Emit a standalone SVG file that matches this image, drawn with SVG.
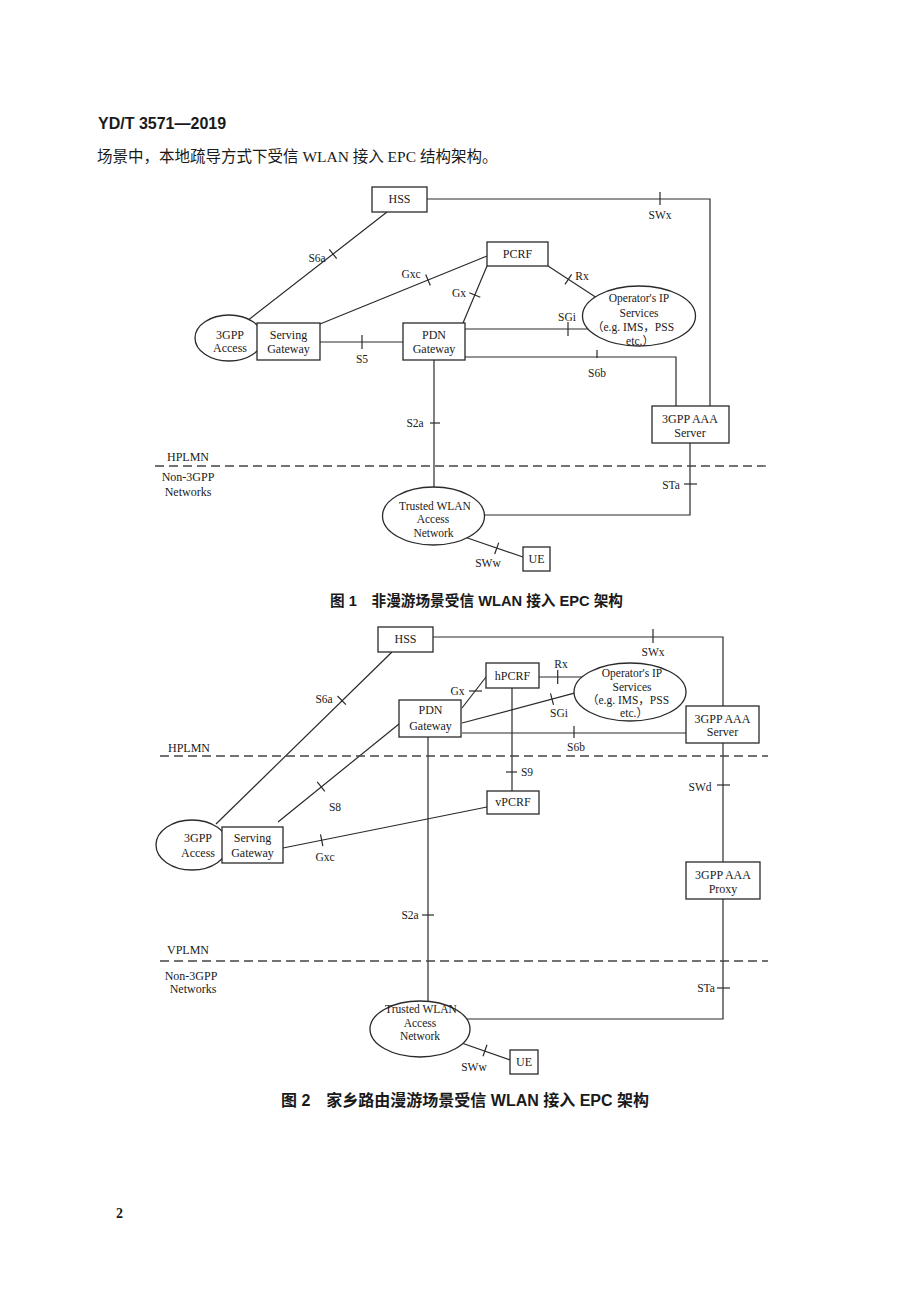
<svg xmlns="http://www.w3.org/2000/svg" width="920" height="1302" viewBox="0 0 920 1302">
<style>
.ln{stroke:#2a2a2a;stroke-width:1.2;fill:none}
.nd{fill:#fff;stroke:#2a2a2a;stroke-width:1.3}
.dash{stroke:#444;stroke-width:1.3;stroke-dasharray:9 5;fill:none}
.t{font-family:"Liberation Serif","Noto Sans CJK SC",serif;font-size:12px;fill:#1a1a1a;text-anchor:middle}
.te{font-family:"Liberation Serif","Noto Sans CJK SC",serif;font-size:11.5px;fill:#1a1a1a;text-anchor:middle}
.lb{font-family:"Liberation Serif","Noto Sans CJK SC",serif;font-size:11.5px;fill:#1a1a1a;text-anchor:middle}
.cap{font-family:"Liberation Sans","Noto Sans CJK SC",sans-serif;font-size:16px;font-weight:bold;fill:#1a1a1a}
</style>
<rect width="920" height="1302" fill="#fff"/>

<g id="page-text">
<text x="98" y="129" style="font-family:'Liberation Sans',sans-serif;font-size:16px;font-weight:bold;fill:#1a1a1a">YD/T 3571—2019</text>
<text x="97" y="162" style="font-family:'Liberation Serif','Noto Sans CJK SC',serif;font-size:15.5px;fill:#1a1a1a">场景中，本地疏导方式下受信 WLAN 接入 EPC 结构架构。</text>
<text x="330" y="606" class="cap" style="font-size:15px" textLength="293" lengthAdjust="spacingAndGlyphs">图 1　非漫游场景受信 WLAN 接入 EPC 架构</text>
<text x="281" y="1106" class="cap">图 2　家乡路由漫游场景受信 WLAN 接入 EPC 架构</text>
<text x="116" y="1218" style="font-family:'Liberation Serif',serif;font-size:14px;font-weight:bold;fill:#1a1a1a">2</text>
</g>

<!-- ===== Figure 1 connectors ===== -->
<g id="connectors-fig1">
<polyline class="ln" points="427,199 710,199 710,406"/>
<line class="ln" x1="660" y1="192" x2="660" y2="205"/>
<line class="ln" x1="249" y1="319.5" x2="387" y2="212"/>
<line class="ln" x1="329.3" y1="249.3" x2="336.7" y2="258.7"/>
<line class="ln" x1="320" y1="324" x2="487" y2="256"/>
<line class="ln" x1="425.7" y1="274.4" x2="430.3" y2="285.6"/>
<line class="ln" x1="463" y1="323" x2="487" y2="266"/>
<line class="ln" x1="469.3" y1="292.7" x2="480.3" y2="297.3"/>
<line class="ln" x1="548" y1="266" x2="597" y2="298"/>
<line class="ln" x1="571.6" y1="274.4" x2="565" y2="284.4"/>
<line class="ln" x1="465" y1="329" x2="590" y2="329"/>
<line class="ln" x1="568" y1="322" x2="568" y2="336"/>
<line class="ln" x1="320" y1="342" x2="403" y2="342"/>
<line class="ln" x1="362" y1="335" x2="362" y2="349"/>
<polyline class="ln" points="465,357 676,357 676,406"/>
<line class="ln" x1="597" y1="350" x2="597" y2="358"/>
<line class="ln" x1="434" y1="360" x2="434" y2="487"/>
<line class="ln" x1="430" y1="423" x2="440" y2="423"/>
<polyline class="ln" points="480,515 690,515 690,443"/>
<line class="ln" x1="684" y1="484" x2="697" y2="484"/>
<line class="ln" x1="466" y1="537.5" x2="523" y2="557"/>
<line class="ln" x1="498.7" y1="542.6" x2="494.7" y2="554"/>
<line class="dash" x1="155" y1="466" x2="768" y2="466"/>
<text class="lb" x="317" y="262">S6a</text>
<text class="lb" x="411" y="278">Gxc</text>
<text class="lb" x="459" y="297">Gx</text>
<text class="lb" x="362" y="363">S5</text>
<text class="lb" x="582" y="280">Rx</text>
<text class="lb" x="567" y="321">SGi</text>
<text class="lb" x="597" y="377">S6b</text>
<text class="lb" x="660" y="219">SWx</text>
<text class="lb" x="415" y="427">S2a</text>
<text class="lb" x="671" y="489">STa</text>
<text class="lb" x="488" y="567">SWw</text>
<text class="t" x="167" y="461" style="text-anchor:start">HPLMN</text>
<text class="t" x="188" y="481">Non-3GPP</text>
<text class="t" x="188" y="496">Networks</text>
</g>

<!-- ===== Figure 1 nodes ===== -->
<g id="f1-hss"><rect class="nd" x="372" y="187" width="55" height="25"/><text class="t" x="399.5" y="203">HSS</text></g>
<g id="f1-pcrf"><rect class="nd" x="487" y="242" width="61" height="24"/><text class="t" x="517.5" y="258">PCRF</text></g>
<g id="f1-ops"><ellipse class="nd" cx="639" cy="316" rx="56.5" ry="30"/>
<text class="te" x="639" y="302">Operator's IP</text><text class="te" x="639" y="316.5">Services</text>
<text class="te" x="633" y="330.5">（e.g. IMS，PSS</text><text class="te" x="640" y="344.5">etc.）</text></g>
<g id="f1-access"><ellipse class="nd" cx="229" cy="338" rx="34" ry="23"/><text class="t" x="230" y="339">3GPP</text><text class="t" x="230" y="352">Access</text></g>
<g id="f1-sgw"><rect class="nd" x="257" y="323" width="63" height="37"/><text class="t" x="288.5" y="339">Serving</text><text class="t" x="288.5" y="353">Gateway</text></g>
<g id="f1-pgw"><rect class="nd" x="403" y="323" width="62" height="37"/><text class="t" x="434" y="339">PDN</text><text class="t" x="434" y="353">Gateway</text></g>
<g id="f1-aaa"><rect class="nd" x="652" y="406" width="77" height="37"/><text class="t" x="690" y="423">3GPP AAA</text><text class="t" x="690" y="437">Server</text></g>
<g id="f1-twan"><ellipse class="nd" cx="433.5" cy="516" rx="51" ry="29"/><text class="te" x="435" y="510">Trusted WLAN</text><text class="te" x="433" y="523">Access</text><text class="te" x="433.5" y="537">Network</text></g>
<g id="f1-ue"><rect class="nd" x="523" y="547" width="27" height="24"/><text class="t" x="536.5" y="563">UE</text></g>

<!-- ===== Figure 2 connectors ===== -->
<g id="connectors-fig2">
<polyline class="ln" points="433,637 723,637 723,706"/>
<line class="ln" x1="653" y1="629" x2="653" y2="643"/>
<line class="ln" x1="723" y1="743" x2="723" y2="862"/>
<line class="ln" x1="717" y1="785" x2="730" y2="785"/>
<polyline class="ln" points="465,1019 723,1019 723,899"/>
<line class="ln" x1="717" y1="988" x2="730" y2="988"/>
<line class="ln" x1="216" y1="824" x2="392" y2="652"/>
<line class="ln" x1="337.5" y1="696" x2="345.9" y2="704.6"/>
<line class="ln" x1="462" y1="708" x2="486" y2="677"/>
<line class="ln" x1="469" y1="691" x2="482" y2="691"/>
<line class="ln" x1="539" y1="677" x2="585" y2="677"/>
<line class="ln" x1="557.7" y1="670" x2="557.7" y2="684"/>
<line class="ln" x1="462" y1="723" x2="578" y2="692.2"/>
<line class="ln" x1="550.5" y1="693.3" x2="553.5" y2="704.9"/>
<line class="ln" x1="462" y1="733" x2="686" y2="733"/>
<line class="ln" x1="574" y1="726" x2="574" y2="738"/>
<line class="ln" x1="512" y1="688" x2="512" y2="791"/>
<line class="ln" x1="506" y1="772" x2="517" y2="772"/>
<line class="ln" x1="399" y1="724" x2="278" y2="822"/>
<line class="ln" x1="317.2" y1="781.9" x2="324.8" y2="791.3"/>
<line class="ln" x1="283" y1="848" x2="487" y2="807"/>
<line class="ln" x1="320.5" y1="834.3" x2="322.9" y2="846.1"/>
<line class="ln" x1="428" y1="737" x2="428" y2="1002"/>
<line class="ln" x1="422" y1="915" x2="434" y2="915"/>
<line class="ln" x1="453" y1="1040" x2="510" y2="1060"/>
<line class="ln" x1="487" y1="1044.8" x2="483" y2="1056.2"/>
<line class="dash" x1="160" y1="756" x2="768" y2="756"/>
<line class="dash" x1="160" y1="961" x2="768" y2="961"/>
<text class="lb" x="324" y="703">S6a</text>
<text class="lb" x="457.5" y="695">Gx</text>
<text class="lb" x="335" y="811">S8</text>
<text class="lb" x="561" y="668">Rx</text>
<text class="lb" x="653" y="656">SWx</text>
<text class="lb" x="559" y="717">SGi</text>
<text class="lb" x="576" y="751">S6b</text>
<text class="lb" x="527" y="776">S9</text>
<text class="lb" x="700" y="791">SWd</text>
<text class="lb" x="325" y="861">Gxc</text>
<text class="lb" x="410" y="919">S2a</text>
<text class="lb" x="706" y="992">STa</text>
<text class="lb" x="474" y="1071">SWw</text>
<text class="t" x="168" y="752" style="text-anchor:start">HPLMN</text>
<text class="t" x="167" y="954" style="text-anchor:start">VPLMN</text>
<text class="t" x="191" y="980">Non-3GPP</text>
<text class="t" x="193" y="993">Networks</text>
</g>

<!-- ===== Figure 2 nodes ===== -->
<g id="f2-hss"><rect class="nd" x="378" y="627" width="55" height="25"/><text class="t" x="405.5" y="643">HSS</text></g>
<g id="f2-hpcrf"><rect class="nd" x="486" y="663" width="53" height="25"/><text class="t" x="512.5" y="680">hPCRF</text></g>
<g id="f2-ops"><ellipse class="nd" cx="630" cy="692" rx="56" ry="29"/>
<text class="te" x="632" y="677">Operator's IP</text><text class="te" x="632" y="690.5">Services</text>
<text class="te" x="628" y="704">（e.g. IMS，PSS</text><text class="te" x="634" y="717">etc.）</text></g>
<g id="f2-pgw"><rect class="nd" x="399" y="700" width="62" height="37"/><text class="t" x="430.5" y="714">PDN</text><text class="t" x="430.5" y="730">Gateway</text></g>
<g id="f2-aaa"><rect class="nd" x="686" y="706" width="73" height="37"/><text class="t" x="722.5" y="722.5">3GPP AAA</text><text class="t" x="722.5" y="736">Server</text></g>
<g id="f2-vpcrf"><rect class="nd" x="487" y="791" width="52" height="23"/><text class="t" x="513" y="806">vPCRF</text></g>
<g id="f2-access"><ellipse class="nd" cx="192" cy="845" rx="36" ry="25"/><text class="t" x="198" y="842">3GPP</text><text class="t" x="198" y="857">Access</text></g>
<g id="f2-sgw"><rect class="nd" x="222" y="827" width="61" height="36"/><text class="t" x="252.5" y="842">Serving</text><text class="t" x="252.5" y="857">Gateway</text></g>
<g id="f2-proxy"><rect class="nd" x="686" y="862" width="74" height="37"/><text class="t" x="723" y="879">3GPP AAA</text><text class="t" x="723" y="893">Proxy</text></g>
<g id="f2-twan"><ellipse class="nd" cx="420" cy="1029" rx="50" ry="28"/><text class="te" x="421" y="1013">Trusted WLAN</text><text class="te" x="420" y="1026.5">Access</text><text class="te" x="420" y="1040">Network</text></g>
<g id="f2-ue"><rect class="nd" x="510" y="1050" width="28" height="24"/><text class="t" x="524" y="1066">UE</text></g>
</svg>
* * *
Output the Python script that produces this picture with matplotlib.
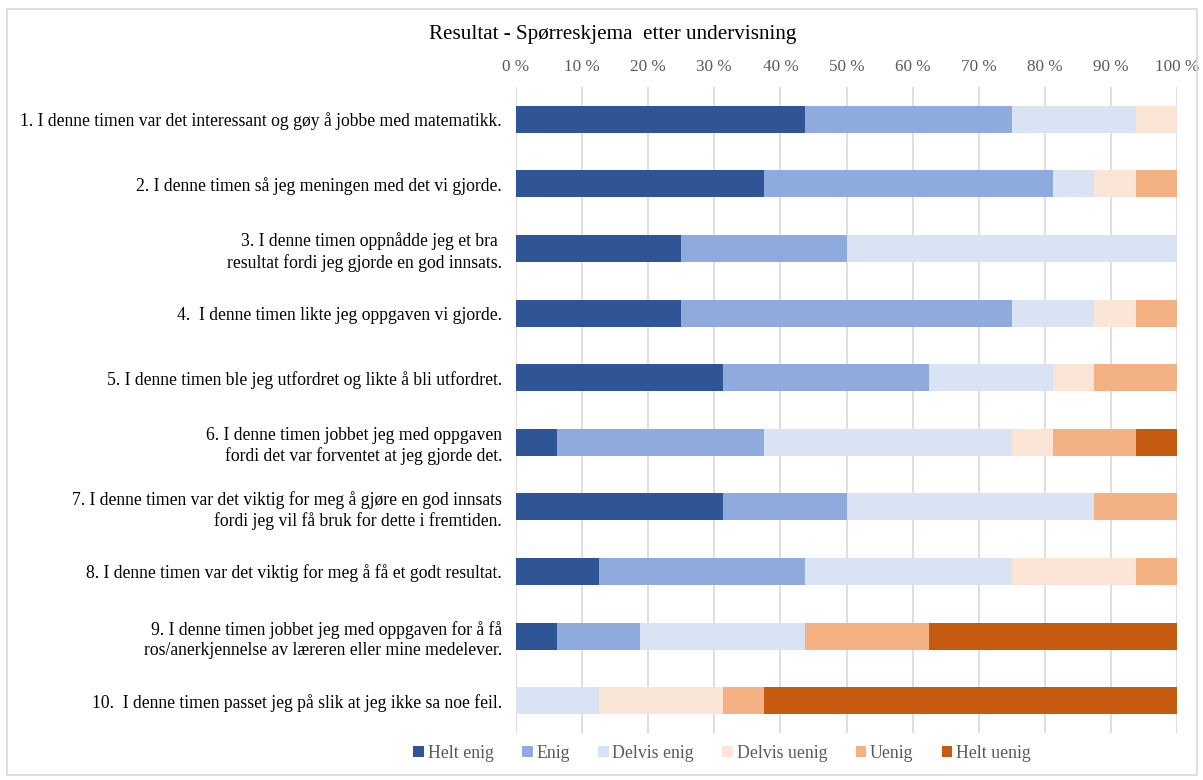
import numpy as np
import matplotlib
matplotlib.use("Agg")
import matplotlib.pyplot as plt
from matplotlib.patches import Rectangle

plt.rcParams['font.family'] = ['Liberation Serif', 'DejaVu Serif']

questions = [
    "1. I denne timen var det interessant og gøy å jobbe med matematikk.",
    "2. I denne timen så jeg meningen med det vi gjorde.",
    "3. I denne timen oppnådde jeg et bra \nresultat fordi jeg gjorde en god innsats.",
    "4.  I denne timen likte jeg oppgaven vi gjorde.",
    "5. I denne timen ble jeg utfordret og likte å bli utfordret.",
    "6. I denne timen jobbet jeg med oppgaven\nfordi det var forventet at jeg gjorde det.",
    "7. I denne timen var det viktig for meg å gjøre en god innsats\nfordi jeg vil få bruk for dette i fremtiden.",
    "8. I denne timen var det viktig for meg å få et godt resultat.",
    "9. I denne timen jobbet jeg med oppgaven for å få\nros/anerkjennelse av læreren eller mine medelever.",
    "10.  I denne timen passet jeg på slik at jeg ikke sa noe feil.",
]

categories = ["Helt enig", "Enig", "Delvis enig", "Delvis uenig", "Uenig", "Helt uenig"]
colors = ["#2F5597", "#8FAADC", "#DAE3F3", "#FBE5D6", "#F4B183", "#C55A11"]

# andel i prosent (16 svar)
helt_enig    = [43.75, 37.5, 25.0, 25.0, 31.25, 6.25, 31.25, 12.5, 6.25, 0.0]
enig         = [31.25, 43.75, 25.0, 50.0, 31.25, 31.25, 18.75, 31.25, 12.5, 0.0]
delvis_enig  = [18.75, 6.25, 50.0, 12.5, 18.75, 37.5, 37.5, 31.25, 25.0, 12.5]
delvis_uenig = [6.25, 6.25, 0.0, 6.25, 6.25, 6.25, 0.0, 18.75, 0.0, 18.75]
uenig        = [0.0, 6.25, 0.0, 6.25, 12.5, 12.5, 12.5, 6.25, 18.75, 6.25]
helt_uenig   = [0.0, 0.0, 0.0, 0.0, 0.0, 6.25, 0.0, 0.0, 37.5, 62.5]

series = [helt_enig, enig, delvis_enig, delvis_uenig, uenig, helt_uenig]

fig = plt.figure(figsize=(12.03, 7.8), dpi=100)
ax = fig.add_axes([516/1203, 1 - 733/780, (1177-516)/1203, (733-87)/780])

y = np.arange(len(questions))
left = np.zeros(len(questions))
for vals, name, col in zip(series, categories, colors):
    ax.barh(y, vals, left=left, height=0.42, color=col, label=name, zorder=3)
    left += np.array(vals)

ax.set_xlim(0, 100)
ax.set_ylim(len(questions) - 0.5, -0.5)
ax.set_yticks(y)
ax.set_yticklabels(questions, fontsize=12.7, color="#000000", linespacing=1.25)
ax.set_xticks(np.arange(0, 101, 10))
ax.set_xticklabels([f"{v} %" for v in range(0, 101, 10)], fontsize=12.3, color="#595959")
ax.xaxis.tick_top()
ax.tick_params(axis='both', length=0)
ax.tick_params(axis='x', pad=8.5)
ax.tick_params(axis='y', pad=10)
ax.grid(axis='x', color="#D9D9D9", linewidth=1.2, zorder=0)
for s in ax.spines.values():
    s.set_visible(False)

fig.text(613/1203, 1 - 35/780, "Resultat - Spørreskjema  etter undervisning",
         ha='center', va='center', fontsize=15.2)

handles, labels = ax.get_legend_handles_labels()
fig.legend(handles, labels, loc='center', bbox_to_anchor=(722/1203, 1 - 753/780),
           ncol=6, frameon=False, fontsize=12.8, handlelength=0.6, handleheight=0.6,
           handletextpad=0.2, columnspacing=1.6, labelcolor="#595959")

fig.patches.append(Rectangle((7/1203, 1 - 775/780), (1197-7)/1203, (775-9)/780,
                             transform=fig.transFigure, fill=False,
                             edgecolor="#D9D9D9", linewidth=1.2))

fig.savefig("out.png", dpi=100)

→ The exercise
Drop the images and output only the lines from the one that contains "Output the Python" to the one that contains "left += np.array(vals)", both included.

→ Answer below
Output the Python script that produces this picture with matplotlib.
import numpy as np
import matplotlib
matplotlib.use("Agg")
import matplotlib.pyplot as plt
from matplotlib.patches import Rectangle

plt.rcParams['font.family'] = ['Liberation Serif', 'DejaVu Serif']

questions = [
    "1. I denne timen var det interessant og gøy å jobbe med matematikk.",
    "2. I denne timen så jeg meningen med det vi gjorde.",
    "3. I denne timen oppnådde jeg et bra \nresultat fordi jeg gjorde en god innsats.",
    "4.  I denne timen likte jeg oppgaven vi gjorde.",
    "5. I denne timen ble jeg utfordret og likte å bli utfordret.",
    "6. I denne timen jobbet jeg med oppgaven\nfordi det var forventet at jeg gjorde det.",
    "7. I denne timen var det viktig for meg å gjøre en god innsats\nfordi jeg vil få bruk for dette i fremtiden.",
    "8. I denne timen var det viktig for meg å få et godt resultat.",
    "9. I denne timen jobbet jeg med oppgaven for å få\nros/anerkjennelse av læreren eller mine medelever.",
    "10.  I denne timen passet jeg på slik at jeg ikke sa noe feil.",
]

categories = ["Helt enig", "Enig", "Delvis enig", "Delvis uenig", "Uenig", "Helt uenig"]
colors = ["#2F5597", "#8FAADC", "#DAE3F3", "#FBE5D6", "#F4B183", "#C55A11"]

# andel i prosent (16 svar)
helt_enig    = [43.75, 37.5, 25.0, 25.0, 31.25, 6.25, 31.25, 12.5, 6.25, 0.0]
enig         = [31.25, 43.75, 25.0, 50.0, 31.25, 31.25, 18.75, 31.25, 12.5, 0.0]
delvis_enig  = [18.75, 6.25, 50.0, 12.5, 18.75, 37.5, 37.5, 31.25, 25.0, 12.5]
delvis_uenig = [6.25, 6.25, 0.0, 6.25, 6.25, 6.25, 0.0, 18.75, 0.0, 18.75]
uenig        = [0.0, 6.25, 0.0, 6.25, 12.5, 12.5, 12.5, 6.25, 18.75, 6.25]
helt_uenig   = [0.0, 0.0, 0.0, 0.0, 0.0, 6.25, 0.0, 0.0, 37.5, 62.5]

series = [helt_enig, enig, delvis_enig, delvis_uenig, uenig, helt_uenig]

fig = plt.figure(figsize=(12.03, 7.8), dpi=100)
ax = fig.add_axes([516/1203, 1 - 733/780, (1177-516)/1203, (733-87)/780])

y = np.arange(len(questions))
left = np.zeros(len(questions))
for vals, name, col in zip(series, categories, colors):
    ax.barh(y, vals, left=left, height=0.42, color=col, label=name, zorder=3)
    left += np.array(vals)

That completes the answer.